What local opponents say

DrillOr Drop asked Frack Free Coastal Communities, which represents people living in and near Burniston, to comment on Europa’s choice of language.

Chris Garforth of the group told us:

“Europa told residents six months ago in bold letters: ‘We will not be carrying out fracking at Burniston at any time neither in this application or any future applications‘. Link

“They went on to say that ‘fracking, or high volume hydraulic fracturing is the process of removing gas from Shale rocks and is currently banned in the UK’.

“They have been using this fabricated distinction to dismiss and patronise local objectors as lacking understanding and deliberately spreading misinformation.

“They hoped to distract us from scrutiny of their planning application, which is riddled with misinformation, contradictions, gaps in vital information, unsupported assertions and incomplete analysis. Their hypocrisy is now clearer than ever.

“Having reclaimed the commonsense understanding of ‘fracking’, we can move forward to confront the real issues – catastrophic climate change; the need to accelerate the shift from fossil fuels; and justifiable concerns about the potential health, noise, pollution, landscape, ecological, economic and physical impacts of Europa’s plans to create the largest onshore gas field in the UK underneath the homes and rural businesses that thrive in this fragile landscape.”

Why does this matter?

The government has committed to ban ‘fracking’, without explicitly stating what it means by ‘fracking’.
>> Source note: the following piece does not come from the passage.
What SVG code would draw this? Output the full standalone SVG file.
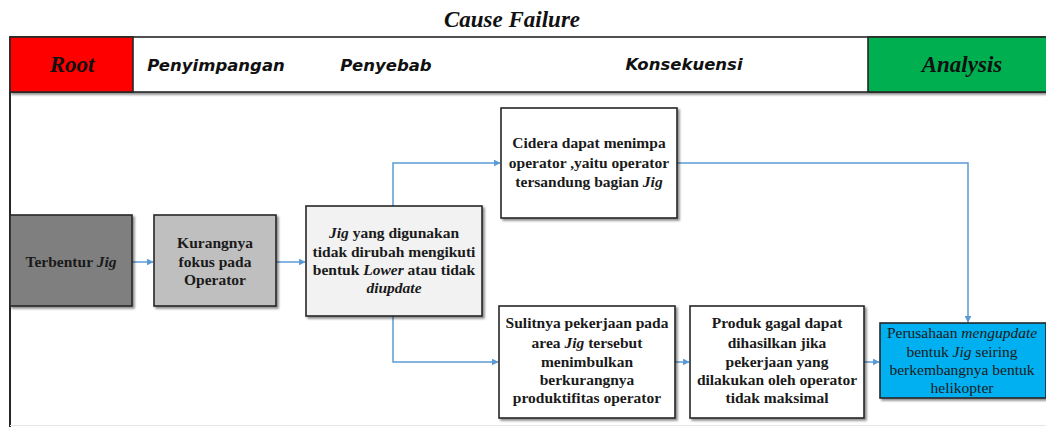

Dennis May, who has observed the UK onshore industry for more than a decade, said the F-word had become a “well-established and generic colloquialism for hydraulic fracturing operations”. It has been used by government, industry, campaigners and regulators, he said.

Mr May, who submitted the request which revealed Europa’s use of the word ‘fracking’, said:

“Until now this issue has just been semantic jousting.

“Now Europa has formalised proceedings by, in its Statement of Community Involvement, discrediting objectors to its planning application as ‘mistaken’ and ‘providing misinformation,’ for using an established term that is universally applied to operations, such as a ‘proppant squeeze.’

“Whether the proposed technique falls within the bounds of a certain colloquialism is not a material planning consideration. Equally, the company’s claim in its proffered evidence that ‘Fracking…is currently banned’ is both inaccurate and misleading.

“The letter from Energy Minister Michael Shanks to Alison Hume, MP, stating that ‘activities in the UK, including proppant squeezes are not fracking as defined in the Petroleum Act,’ is woefully ignorant of the fact that said Act neither carries nor defines the term ‘fracking.

“The real concern however, in this regard is that a government minister and his department, the proprietor of a supposedly independent regulator, have aligned themselves with groundless and inaccurate industry propaganda.”